A justificativa para a sensação de segurança dos que aqui viviam é fruto do cenário do golpe, como explica o doutor em ciências sociais e professor do Departamento de História da PUC Minas Marcelo Cedro. “BH, como outras capitais, seguiu esse caminho. O golpe teve conivência de vários setores da sociedade, inclusive da classe média, das elites empresariais, dos banqueiros e dos industriais. Eram setores que viam com bons olhos inicialmente esse clima de transformação”, explica. O professor diz ainda que o medo de uma revolução socialista no governo de Jango parecia realidade em meio ao contexto da Guerra Fria. “O cidadão comum não percebia a situação de forma muito clara. Havia uma habilidade grande do governo, que inicialmente não fechou o Congresso. Havia sempre o discurso de que aquilo deveria ter sido feito mesmo. O cidadão continuava frequentando os mesmos lugares.”

Impacto tardio

Por isso, os sucessos de Jorge Ben e o cinema inovador de Glauber Rocha chamavam mais a atenção naquele momento. A situação era a mesma nas outras capitais do país. Os dias que antecederam a deposição de Jango foram marcados por algumas movimentações, como um comício convocado pelo próprio presidente, no Rio de Janeiro, e a Marcha da Família com Deus pela Liberdade, em São Paulo, um protesto da oposição. Mas o cotidiano não foi afetado, segundo o escritor e jornalista Roberto Sander, que acaba de lançar o livro 1964, o verão do golpe, em que faz um panorama dos meses anteriores à tomada do poder pelos militares. “O impacto não era sentido pelo cidadão comum. O trabalhador, como um bancário ou um operário de obra, não via o que acontecia nos bastidores da política. Aquela rotina do dia a dia não foi quebrada. Até porque não houve resistência. A resistência veio depois”, conta.

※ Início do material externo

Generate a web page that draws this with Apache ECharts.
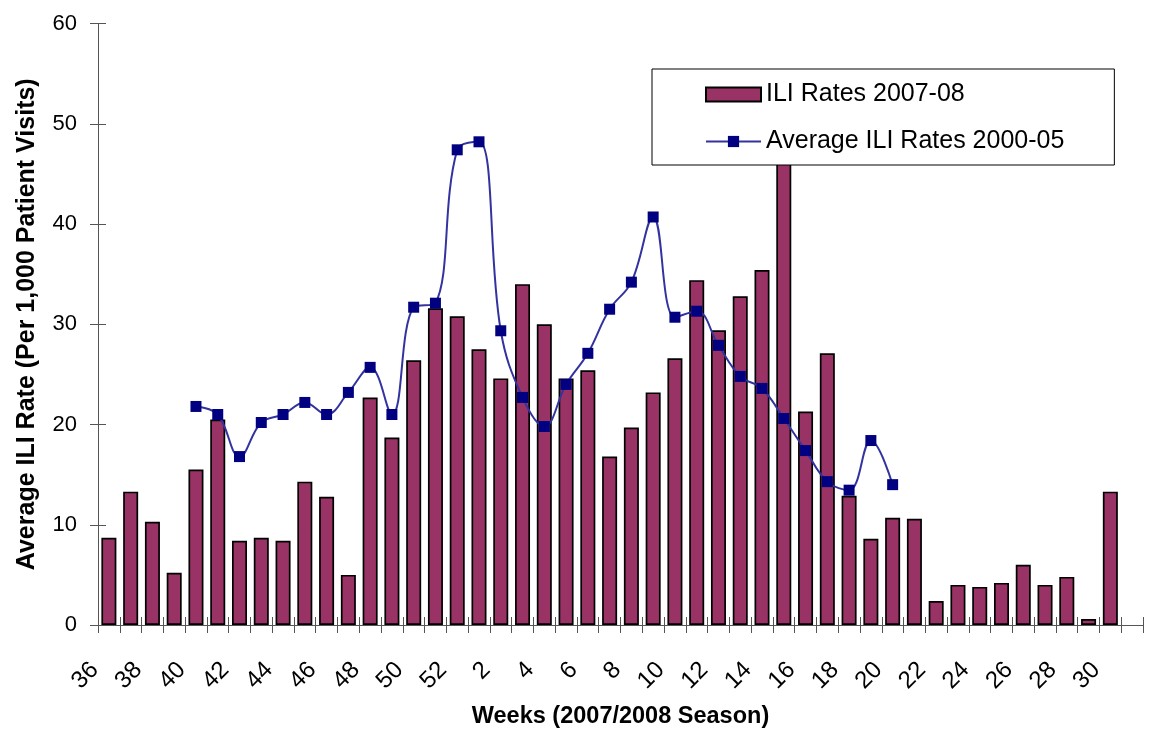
<!DOCTYPE html>
<html>
<head>
<meta charset="utf-8">
<script src="https://cdn.jsdelivr.net/npm/echarts@6/dist/echarts.min.js"></script>
<style>html,body{margin:0;padding:0;background:#fff;}#c{width:1149px;height:734px;}</style>
</head>
<body>
<div id="c"></div>
<script>
var weeks = ['36','37','38','39','40','41','42','43','44','45','46','47','48','49','50','51','52',
  '1','2','3','4','5','6','7','8','9','10','11','12','13','14','15','16','17','18','19','20',
  '21','22','23','24','25','26','27','28','29','30','31'];
var ili2007 = [8.7, 13.3, 10.3, 5.2, 15.5, 20.5, 8.4, 8.7, 8.4, 14.3, 12.8, 5.0, 22.7, 18.7,
  26.4, 31.6, 30.8, 27.5, 24.6, 34.0, 30.0, 24.6, 25.4, 16.8, 19.7, 23.2, 26.6, 34.4, 29.4, 32.8, 35.4, 50,
  21.3, 27.1, 12.9, 8.6, 10.7, 10.6, 2.4, 4.0, 3.8, 4.2, 6.0, 4.0, 4.8, 0.6, 13.3, null];
var avg2000 = [null, null, null, null,
  21.8, 21.0, 16.8, 20.2, 21.0, 22.2, 21.0, 23.2, 25.7, 21.0, 31.7, 32.1, 47.4, 48.2, 29.35, 22.7,
  19.8, 24.0, 27.1, 31.5, 34.2, 40.7, 30.7, 31.3, 27.9, 24.8, 23.6, 20.6, 17.4, 14.3, 13.45, 18.4, 14.0,
  null, null, null, null, null, null, null, null, null, null, null];
var yTicks = {min: 0, max: 60, interval: 10};

var FONT = 'Liberation Sans, Arial, sans-serif';
var chart = echarts.init(document.getElementById('c'));
var axisCol = '#555';
chart.setOption({
  animation: false,
  backgroundColor: '#fff',
  grid: {left: 98, right: 6, top: 23.5, bottom: 107},
  legend: {
    orient: 'vertical', left: 652, top: 69,
    padding: [13, 50, 11, 53], itemGap: 22,
    itemWidth: 55, itemHeight: 14,
    backgroundColor: '#fff', borderColor: '#000', borderWidth: 1,
    textStyle: {fontFamily: FONT, fontSize: 25, color: '#000'},
    data: [{name: 'ILI Rates 2007-08', icon: 'rect'}, {name: 'Average ILI Rates 2000-05'}]
  },
  xAxis: [{
    type: 'category', data: weeks, boundaryGap: true,
    name: 'Weeks (2007/2008 Season)', nameLocation: 'middle', nameGap: 80,
    nameTextStyle: {fontFamily: FONT, fontSize: 23.5, fontWeight: 'bold', color: '#000'},
    axisLine: {lineStyle: {color: axisCol, width: 1}},
    axisTick: {show: true, interval: 0, length: 8, lineStyle: {color: axisCol}},
    axisLabel: {interval: 1, rotate: 45, margin: 27, padding: [0, 20, 0, 0],
      fontFamily: FONT, fontSize: 24, color: '#000'},
    splitLine: {show: false}
  }, {
    type: 'category', data: weeks, boundaryGap: true, position: 'bottom',
    axisLine: {show: false},
    axisTick: {show: true, interval: 0, inside: true, length: 8, lineStyle: {color: axisCol}},
    axisLabel: {show: false}, splitLine: {show: false}
  }],
  yAxis: [{
    type: 'value', min: yTicks.min, max: yTicks.max, interval: yTicks.interval,
    name: 'Average ILI Rate (Per 1,000 Patient Visits)', nameLocation: 'middle', nameGap: 58,
    nameTextStyle: {fontFamily: FONT, fontSize: 25, fontWeight: 'bold', color: '#000'},
    axisLine: {show: true, lineStyle: {color: axisCol, width: 1}},
    axisTick: {show: true, length: 8, lineStyle: {color: axisCol}},
    axisLabel: {margin: 21, fontFamily: FONT, fontSize: 22, color: '#000'},
    splitLine: {show: false}
  }, {
    type: 'value', min: yTicks.min, max: yTicks.max, interval: yTicks.interval, position: 'left',
    axisLine: {show: false},
    axisTick: {show: true, inside: true, length: 8, lineStyle: {color: axisCol}},
    axisLabel: {show: false}, splitLine: {show: false}
  }],
  series: [{
    name: 'ILI Rates 2007-08', type: 'bar', data: ili2007, barWidth: 15,
    xAxisIndex: 0, yAxisIndex: 0,
    itemStyle: {color: '#993366', borderColor: '#000', borderWidth: 1.7},
    z: 2
  }, {
    name: 'Average ILI Rates 2000-05', type: 'line', data: avg2000, smooth: 0.4,
    xAxisIndex: 1, yAxisIndex: 1,
    symbol: 'rect', symbolSize: 11, showSymbol: true,
    lineStyle: {color: '#3333a0', width: 2},
    itemStyle: {color: '#000080'},
    z: 3
  }]
});
</script>
</body>
</html>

Segundo Sander, somente com o passar dos anos a população começou a perceber que a ditadura não tinha mais data de validade. Quando o governo não cumpriu a promessa de realizar as eleições em 1965 e os candidatos tiveram os direitos políticos cassados, até mesmo aqueles que apoiaram a instalação do regime enxergaram a radicalização. “Ficou claro que era ditadura. Os protestos se tornaram rotina nas grandes cidades. Vem o AI 5 (Ato Institucional 5), e o Congresso é fechado. A repressão fica mais brutal, e as pessoas começam a ficar com medo”, diz. A classe média, antes complacente com o golpe, vê os próprios filhos irem às ruas e serem presos. “A classe média se sente traída. As pessoas ficam com medo de sair, de falar. A ditadura mostra a verdadeira cara”.